- **Goal**: Set down, word for word, only the lines from the start of the records through the line bearing "import numpy as np"; include no pictures.

- **Source code of charts**:
****

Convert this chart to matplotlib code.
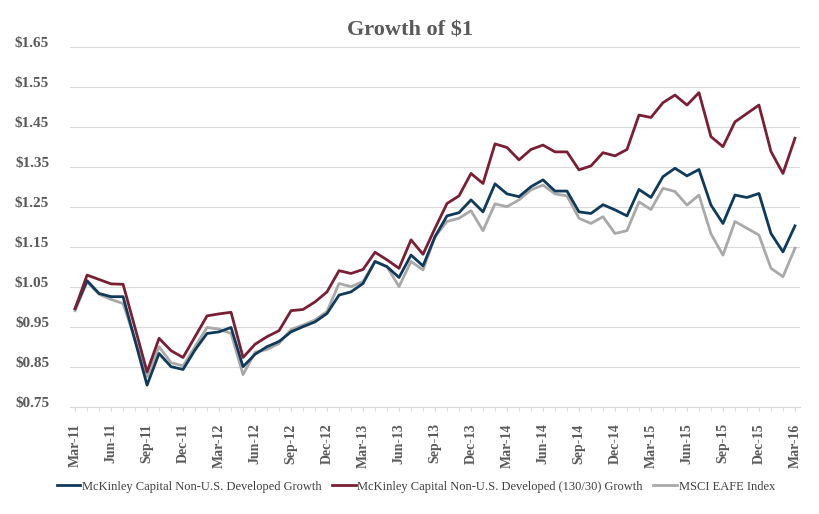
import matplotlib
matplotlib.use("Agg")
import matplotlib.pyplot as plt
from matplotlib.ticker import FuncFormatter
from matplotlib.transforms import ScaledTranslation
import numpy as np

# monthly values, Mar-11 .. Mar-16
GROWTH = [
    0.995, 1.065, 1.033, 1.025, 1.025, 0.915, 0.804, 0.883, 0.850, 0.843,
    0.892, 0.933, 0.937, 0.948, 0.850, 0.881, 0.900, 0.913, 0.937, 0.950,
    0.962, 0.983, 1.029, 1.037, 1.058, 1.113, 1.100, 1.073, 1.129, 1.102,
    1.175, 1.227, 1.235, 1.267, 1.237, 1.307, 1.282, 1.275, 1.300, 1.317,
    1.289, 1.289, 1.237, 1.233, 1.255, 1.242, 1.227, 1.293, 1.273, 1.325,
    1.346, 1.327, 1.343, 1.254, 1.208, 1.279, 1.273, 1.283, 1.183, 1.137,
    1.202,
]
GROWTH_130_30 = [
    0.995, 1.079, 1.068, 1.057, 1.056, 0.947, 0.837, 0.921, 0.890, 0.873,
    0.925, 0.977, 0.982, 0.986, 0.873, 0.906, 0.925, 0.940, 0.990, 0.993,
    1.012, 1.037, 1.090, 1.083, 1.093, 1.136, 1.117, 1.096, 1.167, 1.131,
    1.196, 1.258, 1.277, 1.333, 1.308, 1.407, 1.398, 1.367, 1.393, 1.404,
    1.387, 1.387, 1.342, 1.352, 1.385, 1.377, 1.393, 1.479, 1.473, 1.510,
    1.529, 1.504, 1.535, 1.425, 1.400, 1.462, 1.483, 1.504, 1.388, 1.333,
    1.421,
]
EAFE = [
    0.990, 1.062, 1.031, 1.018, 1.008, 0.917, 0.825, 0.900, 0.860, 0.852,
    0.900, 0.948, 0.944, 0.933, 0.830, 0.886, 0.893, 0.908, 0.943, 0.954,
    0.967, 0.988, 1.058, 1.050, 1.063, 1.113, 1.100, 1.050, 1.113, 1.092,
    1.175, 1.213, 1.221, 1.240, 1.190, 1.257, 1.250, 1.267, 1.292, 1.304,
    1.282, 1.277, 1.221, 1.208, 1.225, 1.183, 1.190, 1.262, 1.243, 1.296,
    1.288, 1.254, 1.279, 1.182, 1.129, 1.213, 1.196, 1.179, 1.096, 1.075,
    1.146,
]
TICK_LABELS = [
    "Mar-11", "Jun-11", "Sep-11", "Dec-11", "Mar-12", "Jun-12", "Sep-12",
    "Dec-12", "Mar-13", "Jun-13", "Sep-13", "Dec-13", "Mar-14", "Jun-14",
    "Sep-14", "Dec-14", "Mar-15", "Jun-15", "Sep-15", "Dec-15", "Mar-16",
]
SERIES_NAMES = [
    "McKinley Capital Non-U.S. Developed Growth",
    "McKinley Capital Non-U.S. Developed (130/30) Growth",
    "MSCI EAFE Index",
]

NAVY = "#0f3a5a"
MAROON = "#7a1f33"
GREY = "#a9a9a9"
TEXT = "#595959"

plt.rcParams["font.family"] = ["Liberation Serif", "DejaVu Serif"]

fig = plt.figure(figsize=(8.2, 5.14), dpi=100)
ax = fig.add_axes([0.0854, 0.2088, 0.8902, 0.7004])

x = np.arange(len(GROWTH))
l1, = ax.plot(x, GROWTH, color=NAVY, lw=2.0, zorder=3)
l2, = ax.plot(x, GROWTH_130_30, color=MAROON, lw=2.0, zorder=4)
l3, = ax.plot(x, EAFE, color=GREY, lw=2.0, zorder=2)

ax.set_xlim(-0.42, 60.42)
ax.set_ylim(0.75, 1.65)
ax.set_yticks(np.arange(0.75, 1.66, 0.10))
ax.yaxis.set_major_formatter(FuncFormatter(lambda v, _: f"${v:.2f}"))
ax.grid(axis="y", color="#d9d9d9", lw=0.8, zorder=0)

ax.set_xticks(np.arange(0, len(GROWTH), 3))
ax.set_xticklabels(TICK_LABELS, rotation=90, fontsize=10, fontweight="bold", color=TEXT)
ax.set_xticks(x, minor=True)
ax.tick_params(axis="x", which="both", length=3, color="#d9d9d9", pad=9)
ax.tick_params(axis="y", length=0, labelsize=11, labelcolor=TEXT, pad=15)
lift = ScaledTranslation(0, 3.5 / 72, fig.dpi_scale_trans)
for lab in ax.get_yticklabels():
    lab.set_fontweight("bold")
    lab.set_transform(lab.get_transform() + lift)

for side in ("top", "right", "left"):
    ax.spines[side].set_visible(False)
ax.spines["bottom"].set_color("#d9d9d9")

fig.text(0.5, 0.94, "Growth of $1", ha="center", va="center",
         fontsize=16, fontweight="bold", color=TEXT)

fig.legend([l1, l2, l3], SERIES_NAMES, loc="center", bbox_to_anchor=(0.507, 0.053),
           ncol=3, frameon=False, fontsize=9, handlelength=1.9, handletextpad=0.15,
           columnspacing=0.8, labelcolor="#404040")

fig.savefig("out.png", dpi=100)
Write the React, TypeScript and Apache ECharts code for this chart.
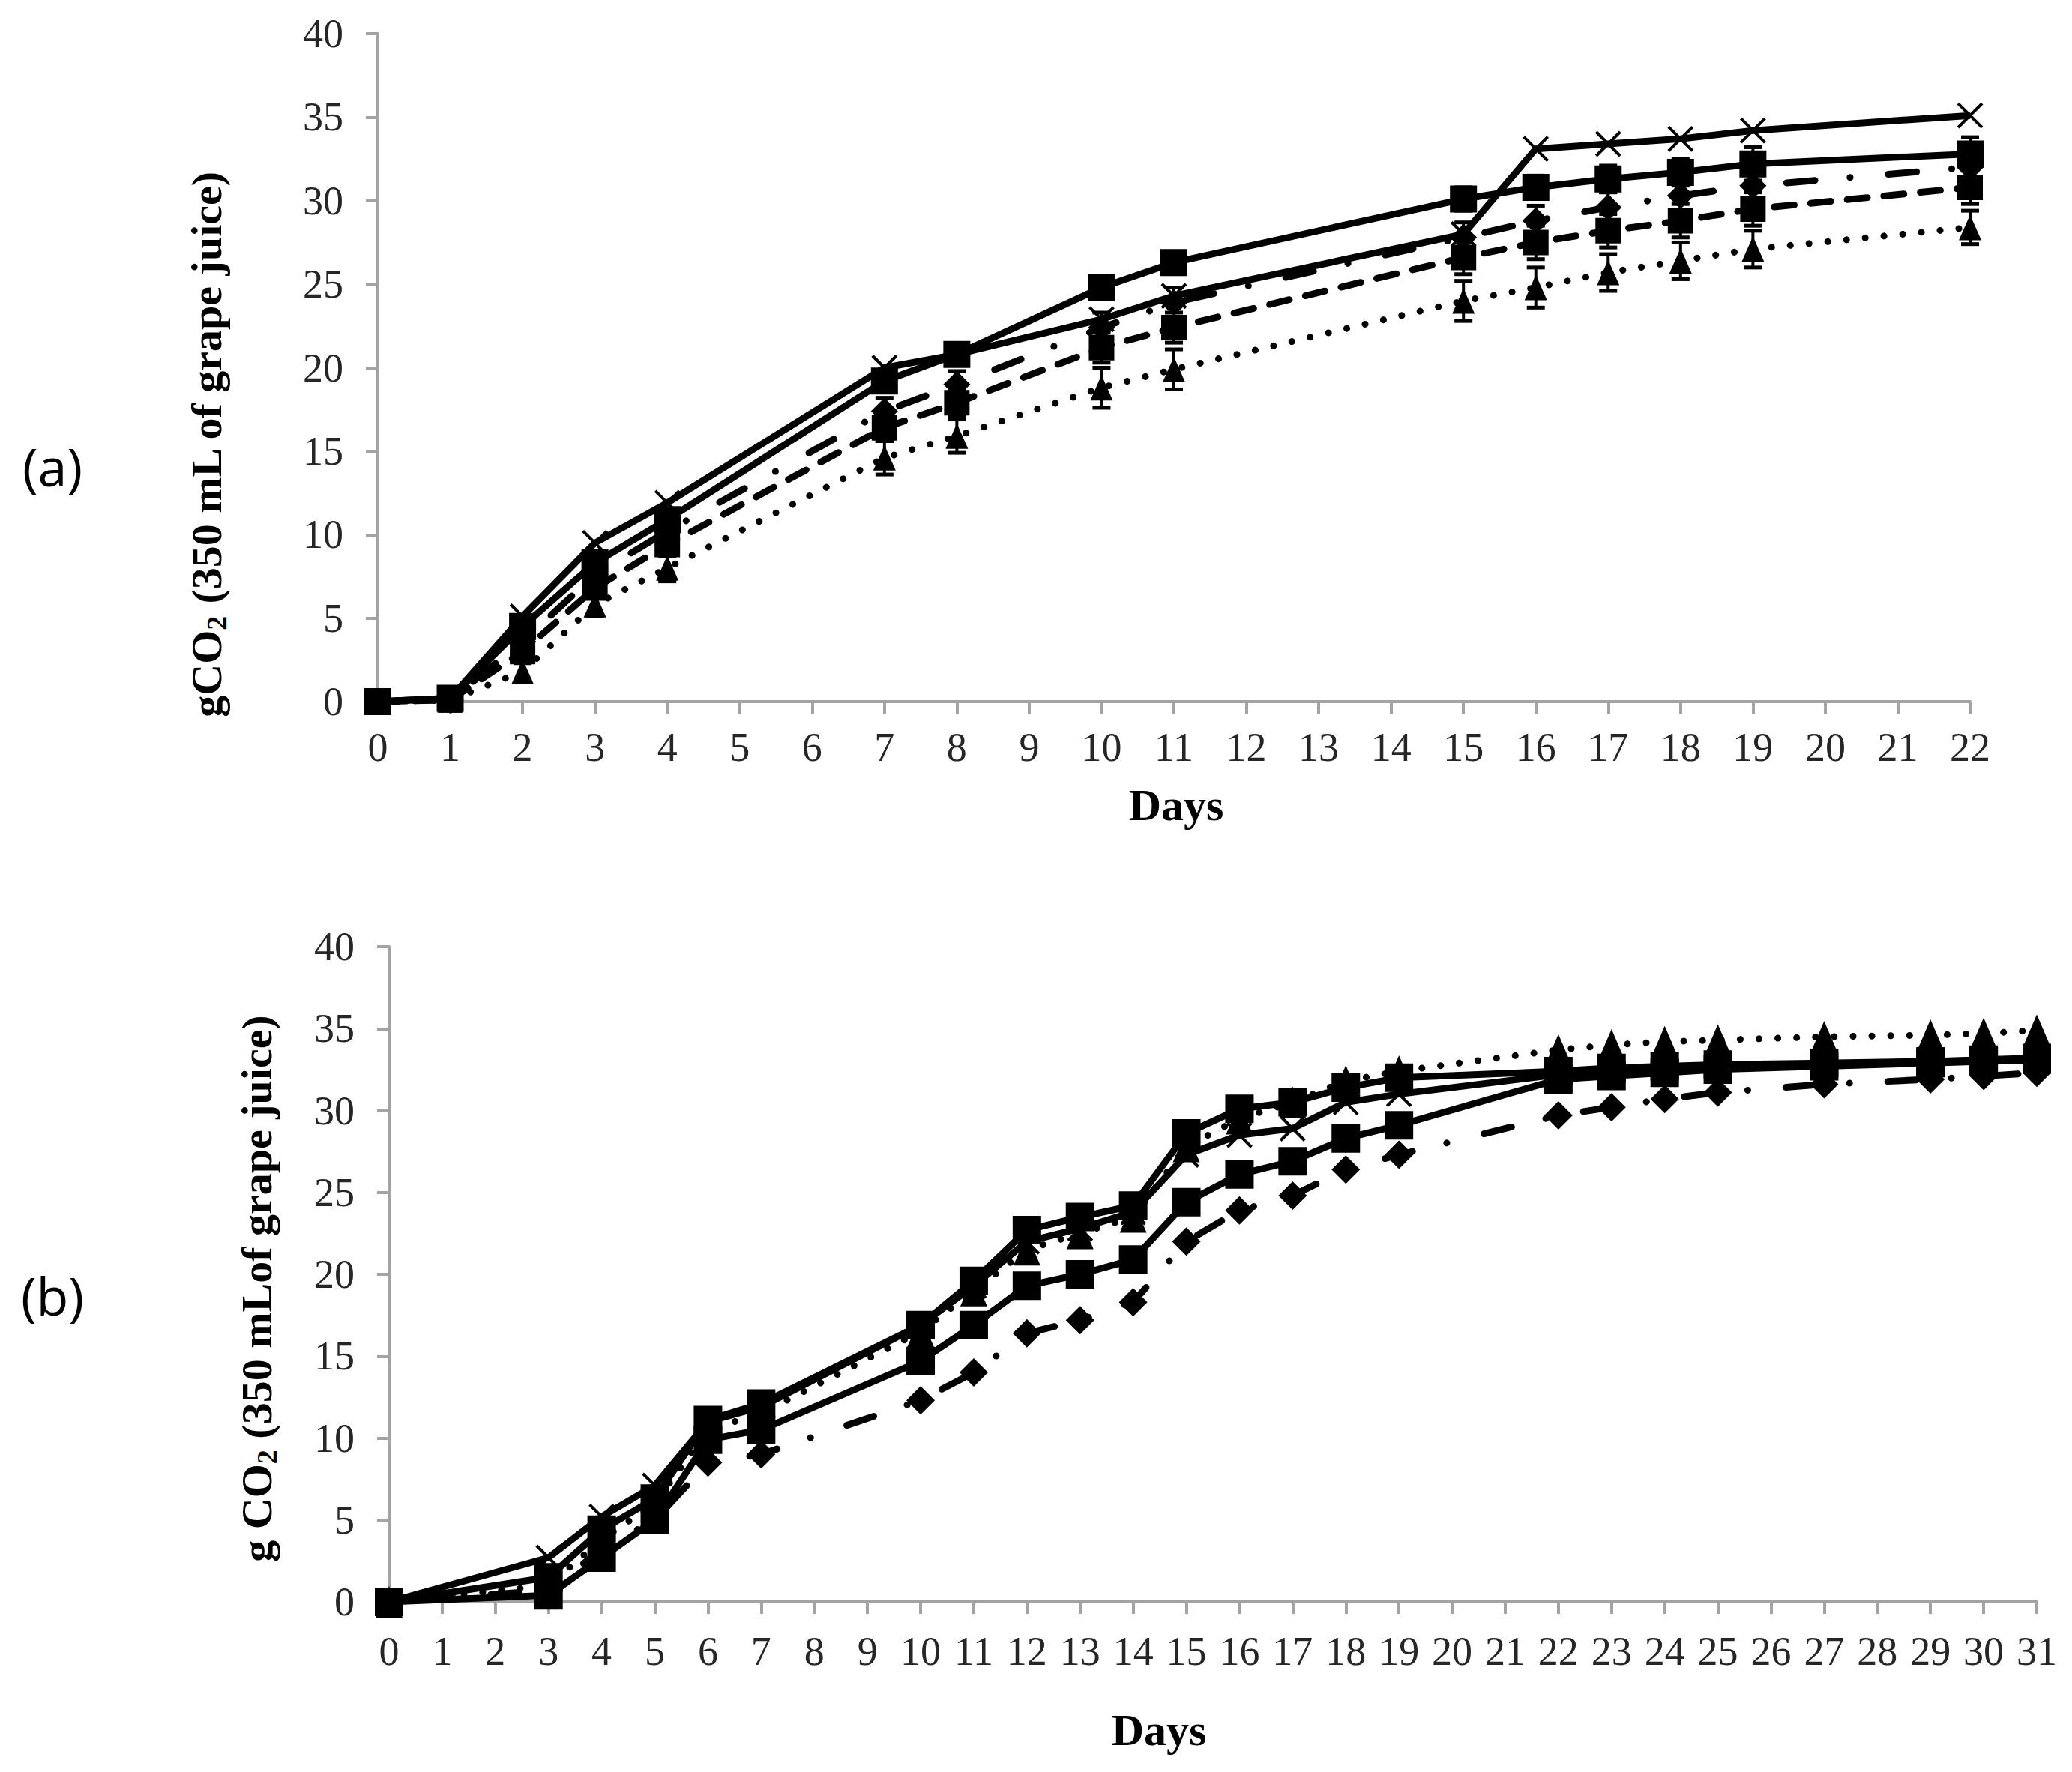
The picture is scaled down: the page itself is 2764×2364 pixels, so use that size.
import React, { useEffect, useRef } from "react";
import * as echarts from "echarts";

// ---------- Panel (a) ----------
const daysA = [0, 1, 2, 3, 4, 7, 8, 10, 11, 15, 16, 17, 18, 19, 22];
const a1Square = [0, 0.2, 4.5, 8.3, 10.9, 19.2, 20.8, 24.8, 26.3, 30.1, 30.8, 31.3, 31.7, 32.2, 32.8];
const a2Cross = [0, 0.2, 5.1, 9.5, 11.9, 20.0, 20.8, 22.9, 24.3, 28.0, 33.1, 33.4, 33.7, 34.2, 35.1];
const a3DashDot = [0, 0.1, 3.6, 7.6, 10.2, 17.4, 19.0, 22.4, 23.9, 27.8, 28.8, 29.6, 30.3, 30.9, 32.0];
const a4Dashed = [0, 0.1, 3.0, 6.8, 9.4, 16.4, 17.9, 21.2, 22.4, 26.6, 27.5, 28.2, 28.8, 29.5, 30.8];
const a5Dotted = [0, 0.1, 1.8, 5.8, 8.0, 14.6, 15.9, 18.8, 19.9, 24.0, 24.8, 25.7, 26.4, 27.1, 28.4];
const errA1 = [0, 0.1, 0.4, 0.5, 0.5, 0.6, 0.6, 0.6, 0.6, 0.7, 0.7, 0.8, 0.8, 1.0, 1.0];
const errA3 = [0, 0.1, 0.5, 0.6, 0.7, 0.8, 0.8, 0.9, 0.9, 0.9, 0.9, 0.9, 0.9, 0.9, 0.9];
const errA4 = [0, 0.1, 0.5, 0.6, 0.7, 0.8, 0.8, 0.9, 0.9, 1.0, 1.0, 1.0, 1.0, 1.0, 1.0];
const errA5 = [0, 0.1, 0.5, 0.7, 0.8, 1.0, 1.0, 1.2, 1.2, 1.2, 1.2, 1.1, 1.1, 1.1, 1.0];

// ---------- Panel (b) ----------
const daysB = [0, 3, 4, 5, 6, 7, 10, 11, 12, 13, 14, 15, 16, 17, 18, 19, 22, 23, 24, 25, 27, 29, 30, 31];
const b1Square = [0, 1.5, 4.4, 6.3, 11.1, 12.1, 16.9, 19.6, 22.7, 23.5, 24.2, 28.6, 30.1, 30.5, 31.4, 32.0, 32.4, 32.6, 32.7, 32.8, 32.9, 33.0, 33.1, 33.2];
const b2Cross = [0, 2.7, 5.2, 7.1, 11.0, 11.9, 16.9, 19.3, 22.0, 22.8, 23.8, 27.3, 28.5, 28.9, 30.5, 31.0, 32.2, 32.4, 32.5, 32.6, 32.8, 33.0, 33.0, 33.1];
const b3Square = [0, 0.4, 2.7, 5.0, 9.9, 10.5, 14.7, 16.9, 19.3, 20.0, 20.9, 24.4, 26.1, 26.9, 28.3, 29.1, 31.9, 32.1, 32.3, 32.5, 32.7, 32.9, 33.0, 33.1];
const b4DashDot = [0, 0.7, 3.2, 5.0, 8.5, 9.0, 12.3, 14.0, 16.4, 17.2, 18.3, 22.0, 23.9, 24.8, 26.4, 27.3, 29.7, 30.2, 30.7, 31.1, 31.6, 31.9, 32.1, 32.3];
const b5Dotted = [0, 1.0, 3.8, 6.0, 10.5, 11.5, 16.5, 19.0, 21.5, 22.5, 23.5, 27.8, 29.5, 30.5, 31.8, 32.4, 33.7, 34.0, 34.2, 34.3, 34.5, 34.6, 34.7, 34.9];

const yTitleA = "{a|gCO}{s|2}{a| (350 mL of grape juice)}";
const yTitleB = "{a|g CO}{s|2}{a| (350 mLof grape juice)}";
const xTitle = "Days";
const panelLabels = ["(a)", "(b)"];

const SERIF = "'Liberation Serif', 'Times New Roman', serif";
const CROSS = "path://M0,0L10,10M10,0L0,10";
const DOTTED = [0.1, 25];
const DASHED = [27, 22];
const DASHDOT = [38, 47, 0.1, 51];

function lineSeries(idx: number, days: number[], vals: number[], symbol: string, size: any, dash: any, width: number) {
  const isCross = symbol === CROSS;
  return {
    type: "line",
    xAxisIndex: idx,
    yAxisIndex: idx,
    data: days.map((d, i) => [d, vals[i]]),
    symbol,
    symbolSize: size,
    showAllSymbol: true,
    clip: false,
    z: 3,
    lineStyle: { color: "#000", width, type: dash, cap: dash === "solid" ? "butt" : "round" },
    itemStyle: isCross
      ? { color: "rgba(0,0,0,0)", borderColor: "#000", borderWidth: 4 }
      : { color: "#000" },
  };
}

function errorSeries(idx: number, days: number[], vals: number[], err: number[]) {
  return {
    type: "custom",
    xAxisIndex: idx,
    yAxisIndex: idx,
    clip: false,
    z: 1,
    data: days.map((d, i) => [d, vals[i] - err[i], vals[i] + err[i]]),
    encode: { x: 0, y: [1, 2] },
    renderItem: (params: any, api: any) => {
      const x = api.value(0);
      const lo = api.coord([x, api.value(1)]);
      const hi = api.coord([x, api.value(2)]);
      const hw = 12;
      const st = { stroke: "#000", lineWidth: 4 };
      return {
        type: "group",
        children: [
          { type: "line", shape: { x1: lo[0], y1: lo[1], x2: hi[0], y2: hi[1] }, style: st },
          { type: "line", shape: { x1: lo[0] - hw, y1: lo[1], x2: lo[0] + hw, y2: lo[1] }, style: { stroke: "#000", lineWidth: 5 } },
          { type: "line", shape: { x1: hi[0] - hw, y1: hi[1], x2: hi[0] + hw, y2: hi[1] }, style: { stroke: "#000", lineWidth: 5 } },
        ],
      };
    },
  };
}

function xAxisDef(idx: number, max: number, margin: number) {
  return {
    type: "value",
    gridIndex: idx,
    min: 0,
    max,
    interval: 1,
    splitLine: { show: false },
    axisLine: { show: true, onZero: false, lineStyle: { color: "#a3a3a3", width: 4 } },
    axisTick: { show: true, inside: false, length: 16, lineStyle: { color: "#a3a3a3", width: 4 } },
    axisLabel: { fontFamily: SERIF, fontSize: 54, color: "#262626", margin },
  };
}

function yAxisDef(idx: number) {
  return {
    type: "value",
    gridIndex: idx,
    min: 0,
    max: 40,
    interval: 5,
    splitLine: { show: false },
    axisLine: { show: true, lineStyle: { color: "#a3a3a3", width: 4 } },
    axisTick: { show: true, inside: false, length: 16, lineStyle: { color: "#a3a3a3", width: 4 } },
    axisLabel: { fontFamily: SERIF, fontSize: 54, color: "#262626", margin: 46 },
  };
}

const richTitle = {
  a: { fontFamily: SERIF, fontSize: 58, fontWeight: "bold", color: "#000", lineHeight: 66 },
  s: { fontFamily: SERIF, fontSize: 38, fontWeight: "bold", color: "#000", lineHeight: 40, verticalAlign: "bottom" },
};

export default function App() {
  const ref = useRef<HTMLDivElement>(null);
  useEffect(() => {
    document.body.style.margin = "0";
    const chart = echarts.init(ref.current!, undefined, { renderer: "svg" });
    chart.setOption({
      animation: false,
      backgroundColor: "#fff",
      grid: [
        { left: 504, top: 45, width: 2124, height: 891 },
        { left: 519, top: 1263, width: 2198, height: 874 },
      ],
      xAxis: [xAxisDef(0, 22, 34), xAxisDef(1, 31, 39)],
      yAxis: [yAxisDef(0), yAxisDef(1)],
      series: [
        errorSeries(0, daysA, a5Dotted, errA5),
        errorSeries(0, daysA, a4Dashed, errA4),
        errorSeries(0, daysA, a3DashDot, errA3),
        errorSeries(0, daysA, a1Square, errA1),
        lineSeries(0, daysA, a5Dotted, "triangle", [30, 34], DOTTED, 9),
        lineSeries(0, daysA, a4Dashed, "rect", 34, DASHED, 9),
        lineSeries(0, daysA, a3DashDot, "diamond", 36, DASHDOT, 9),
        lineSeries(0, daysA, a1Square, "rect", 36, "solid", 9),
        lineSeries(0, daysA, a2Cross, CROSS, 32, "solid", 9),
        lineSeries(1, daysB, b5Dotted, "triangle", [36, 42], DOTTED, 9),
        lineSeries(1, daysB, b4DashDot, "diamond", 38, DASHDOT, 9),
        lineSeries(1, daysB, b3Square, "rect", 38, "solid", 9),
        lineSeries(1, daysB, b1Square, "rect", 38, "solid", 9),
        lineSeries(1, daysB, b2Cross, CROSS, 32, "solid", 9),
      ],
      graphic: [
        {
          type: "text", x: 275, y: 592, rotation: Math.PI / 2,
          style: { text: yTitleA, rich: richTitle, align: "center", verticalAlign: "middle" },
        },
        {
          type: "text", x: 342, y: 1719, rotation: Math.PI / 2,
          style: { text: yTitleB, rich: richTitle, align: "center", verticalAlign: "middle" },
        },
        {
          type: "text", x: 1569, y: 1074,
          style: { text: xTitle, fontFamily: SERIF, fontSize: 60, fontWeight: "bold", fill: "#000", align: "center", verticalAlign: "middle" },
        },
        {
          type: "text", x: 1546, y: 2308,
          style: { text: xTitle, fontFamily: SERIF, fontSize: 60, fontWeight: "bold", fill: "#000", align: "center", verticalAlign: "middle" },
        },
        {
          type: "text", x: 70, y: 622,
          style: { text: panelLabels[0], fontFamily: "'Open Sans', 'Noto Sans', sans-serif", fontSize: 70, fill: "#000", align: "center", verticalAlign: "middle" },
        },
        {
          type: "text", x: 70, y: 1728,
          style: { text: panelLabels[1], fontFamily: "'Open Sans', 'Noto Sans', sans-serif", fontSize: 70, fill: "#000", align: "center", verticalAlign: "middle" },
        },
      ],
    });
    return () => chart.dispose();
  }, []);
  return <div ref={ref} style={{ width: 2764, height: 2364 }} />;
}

****

- **Final answer**:
Convert this chart to matplotlib code.
import matplotlib
matplotlib.use("Agg")
import matplotlib.pyplot as plt
from matplotlib.ticker import FuncFormatter
from matplotlib.transforms import ScaledTranslation
import numpy as np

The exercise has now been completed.